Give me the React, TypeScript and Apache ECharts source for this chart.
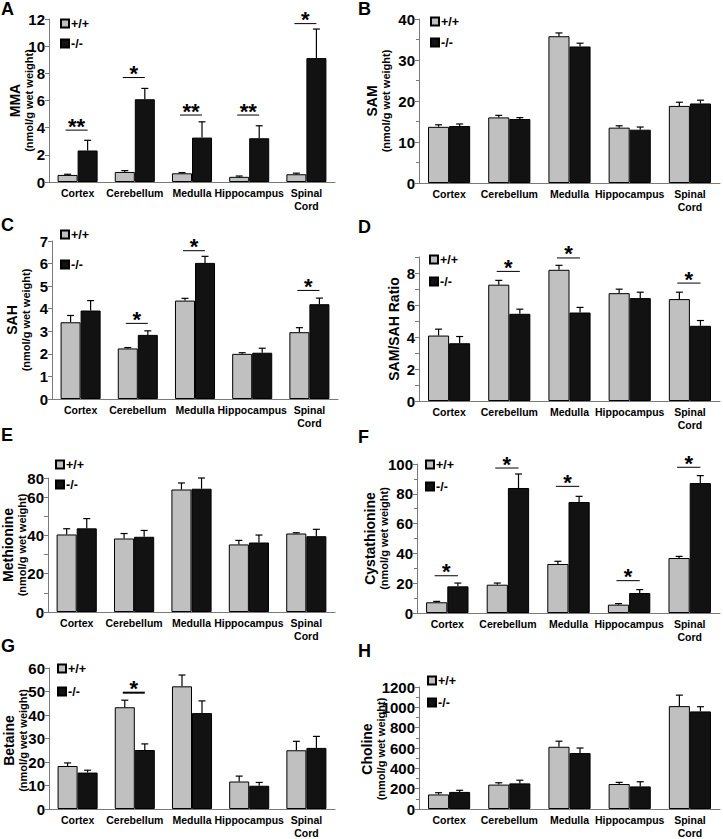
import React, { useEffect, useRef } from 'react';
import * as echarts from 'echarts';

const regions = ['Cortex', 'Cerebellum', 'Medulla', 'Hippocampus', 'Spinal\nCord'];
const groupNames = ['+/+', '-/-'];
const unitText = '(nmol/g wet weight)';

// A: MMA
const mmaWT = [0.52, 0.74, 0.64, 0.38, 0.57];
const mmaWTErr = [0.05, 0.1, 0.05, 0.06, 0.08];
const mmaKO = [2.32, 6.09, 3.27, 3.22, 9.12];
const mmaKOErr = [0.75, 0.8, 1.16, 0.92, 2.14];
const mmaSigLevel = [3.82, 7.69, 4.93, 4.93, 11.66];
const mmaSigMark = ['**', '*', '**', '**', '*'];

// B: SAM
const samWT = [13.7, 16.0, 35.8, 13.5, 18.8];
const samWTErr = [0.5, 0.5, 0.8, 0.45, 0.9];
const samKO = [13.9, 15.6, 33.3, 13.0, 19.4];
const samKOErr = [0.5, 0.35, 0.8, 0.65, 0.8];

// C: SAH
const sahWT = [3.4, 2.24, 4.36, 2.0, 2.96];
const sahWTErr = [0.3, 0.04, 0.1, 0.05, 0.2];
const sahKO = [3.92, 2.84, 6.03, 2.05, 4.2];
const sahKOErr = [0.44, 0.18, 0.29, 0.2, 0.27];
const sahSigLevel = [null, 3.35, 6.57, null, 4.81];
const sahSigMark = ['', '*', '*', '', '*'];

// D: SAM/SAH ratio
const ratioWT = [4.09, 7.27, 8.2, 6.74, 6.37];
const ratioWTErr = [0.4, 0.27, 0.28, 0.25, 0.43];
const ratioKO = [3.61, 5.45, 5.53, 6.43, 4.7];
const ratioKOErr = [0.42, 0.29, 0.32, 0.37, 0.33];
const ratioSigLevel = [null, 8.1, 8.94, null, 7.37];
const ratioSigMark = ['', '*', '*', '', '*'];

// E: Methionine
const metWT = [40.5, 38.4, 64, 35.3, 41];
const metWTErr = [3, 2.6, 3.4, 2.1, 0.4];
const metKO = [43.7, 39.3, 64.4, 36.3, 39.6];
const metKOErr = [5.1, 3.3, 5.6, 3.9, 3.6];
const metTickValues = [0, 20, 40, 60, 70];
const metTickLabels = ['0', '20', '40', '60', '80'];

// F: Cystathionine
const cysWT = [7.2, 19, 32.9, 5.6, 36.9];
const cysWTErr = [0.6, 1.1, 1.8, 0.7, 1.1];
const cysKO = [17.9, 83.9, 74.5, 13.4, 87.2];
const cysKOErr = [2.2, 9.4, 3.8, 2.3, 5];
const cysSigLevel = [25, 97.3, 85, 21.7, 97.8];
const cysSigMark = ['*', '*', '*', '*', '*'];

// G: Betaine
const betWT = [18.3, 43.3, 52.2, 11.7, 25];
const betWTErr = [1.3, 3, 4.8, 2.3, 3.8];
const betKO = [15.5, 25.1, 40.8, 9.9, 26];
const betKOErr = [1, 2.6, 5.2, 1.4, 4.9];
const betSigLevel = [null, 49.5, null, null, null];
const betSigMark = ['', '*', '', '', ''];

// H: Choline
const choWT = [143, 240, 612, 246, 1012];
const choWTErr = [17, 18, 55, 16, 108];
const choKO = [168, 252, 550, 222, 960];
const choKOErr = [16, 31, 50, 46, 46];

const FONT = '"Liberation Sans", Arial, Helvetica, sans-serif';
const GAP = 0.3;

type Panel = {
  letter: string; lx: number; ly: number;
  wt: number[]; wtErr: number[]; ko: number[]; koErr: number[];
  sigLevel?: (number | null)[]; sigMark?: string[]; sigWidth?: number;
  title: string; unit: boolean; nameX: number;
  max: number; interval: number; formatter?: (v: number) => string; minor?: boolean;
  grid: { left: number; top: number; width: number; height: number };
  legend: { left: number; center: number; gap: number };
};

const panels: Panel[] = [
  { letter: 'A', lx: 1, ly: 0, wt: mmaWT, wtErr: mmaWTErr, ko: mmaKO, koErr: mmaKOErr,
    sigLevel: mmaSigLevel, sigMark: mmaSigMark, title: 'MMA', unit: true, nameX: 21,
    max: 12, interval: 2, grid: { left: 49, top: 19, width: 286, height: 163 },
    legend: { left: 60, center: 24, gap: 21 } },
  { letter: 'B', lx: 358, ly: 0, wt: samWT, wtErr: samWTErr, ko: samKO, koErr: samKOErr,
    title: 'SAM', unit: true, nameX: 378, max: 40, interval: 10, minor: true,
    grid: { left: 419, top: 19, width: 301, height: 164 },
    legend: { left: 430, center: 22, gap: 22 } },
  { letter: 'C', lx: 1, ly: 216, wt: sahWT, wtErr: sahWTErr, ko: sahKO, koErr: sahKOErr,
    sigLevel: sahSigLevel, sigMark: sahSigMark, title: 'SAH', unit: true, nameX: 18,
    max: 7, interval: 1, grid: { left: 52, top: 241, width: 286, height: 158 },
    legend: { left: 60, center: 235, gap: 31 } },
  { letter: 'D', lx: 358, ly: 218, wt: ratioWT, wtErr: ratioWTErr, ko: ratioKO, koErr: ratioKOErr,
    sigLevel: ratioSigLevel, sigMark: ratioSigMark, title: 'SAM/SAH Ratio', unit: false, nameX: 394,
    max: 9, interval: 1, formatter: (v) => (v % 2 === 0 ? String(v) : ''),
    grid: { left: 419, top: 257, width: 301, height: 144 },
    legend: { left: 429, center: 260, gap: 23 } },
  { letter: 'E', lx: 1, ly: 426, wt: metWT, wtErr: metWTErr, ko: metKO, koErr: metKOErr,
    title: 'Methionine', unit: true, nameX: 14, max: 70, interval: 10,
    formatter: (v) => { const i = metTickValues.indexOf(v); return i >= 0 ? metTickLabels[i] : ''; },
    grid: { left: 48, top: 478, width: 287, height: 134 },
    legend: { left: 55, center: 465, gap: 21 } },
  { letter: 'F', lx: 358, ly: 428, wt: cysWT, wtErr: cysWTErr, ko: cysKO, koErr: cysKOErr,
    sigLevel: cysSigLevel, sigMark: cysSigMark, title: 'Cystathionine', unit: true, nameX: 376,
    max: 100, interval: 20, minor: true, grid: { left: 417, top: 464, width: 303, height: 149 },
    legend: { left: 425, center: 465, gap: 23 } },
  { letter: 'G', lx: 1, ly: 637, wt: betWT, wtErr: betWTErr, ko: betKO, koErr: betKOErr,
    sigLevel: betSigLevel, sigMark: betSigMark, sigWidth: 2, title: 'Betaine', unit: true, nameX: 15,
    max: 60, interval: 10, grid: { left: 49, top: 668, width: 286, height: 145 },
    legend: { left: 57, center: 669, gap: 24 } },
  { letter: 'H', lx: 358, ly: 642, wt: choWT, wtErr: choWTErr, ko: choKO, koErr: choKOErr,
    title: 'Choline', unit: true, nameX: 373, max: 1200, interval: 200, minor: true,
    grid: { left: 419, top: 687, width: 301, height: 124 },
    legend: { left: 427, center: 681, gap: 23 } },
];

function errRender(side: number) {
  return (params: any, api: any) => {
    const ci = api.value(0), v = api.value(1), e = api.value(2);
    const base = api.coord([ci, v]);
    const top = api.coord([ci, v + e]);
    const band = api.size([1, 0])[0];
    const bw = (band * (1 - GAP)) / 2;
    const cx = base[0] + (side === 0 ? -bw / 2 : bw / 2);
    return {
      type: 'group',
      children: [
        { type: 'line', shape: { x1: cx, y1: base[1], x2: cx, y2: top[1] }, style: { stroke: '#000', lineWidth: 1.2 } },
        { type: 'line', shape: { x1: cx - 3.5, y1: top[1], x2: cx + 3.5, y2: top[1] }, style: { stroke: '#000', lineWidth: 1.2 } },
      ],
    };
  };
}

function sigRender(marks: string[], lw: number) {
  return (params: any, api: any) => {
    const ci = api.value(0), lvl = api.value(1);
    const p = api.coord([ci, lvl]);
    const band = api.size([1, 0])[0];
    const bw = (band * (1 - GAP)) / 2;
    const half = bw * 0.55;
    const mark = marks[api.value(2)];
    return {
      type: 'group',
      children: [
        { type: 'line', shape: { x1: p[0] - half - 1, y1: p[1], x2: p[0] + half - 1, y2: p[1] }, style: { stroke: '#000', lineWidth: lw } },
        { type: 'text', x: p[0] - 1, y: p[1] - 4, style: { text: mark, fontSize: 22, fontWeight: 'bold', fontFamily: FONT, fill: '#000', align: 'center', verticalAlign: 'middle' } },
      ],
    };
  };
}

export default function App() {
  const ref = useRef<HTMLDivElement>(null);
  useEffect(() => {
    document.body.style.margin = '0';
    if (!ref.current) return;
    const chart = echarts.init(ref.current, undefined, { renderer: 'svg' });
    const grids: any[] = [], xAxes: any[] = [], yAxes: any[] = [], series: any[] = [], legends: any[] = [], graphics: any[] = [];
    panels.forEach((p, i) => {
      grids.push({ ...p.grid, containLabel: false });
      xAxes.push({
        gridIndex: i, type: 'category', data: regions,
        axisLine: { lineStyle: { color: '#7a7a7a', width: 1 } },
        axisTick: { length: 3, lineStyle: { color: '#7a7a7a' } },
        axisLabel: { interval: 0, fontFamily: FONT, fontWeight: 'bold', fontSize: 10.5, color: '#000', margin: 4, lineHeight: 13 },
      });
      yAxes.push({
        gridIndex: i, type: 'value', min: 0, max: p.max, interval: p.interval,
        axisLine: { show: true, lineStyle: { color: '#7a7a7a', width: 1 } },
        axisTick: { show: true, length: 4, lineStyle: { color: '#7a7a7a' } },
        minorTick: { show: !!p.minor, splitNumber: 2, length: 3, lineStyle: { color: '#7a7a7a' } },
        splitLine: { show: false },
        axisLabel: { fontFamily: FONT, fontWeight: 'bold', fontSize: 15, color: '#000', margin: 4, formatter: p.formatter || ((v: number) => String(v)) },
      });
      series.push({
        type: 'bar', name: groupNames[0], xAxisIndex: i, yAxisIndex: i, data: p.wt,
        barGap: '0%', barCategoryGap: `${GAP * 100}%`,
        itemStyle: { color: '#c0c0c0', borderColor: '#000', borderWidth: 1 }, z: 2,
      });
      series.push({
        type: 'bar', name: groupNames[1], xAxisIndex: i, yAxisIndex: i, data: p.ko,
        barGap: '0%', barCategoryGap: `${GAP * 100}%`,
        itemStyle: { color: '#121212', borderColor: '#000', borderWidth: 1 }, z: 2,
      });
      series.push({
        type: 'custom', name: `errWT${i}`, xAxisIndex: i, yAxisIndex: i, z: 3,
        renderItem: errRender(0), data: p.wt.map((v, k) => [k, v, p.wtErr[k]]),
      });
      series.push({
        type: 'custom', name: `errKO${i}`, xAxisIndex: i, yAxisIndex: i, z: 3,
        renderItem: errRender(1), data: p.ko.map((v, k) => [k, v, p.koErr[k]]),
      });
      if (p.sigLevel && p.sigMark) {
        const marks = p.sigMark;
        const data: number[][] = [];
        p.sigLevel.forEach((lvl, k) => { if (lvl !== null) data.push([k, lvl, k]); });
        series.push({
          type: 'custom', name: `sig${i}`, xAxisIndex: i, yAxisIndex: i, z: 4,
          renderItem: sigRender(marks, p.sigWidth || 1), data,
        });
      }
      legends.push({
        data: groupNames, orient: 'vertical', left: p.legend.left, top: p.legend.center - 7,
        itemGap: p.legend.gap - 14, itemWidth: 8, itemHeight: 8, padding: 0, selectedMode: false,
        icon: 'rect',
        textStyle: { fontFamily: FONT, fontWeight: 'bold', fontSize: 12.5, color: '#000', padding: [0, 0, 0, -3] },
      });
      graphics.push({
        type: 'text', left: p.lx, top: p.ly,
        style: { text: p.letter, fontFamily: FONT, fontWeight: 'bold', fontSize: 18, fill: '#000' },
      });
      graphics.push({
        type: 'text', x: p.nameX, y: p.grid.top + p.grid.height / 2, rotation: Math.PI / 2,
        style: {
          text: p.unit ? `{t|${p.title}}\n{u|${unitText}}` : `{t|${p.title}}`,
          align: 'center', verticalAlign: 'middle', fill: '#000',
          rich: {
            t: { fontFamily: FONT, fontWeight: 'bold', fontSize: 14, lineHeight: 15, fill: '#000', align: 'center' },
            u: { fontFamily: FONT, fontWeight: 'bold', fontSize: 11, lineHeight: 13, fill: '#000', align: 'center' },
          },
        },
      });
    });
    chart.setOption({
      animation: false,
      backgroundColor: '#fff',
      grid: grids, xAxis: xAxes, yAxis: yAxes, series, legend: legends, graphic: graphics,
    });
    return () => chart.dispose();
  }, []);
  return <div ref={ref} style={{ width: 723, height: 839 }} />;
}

· · · ·

- [Aim of the exercise]
Transcribe the opening line of the listing above, please, and every line after it through the line with "const unitText = '(nmol/g wet weight)';", word for word, without pictures.

- [Expected output]
Give me the React, TypeScript and Apache ECharts source for this chart.
import React, { useEffect, useRef } from 'react';
import * as echarts from 'echarts';

const regions = ['Cortex', 'Cerebellum', 'Medulla', 'Hippocampus', 'Spinal\nCord'];
const groupNames = ['+/+', '-/-'];
const unitText = '(nmol/g wet weight)';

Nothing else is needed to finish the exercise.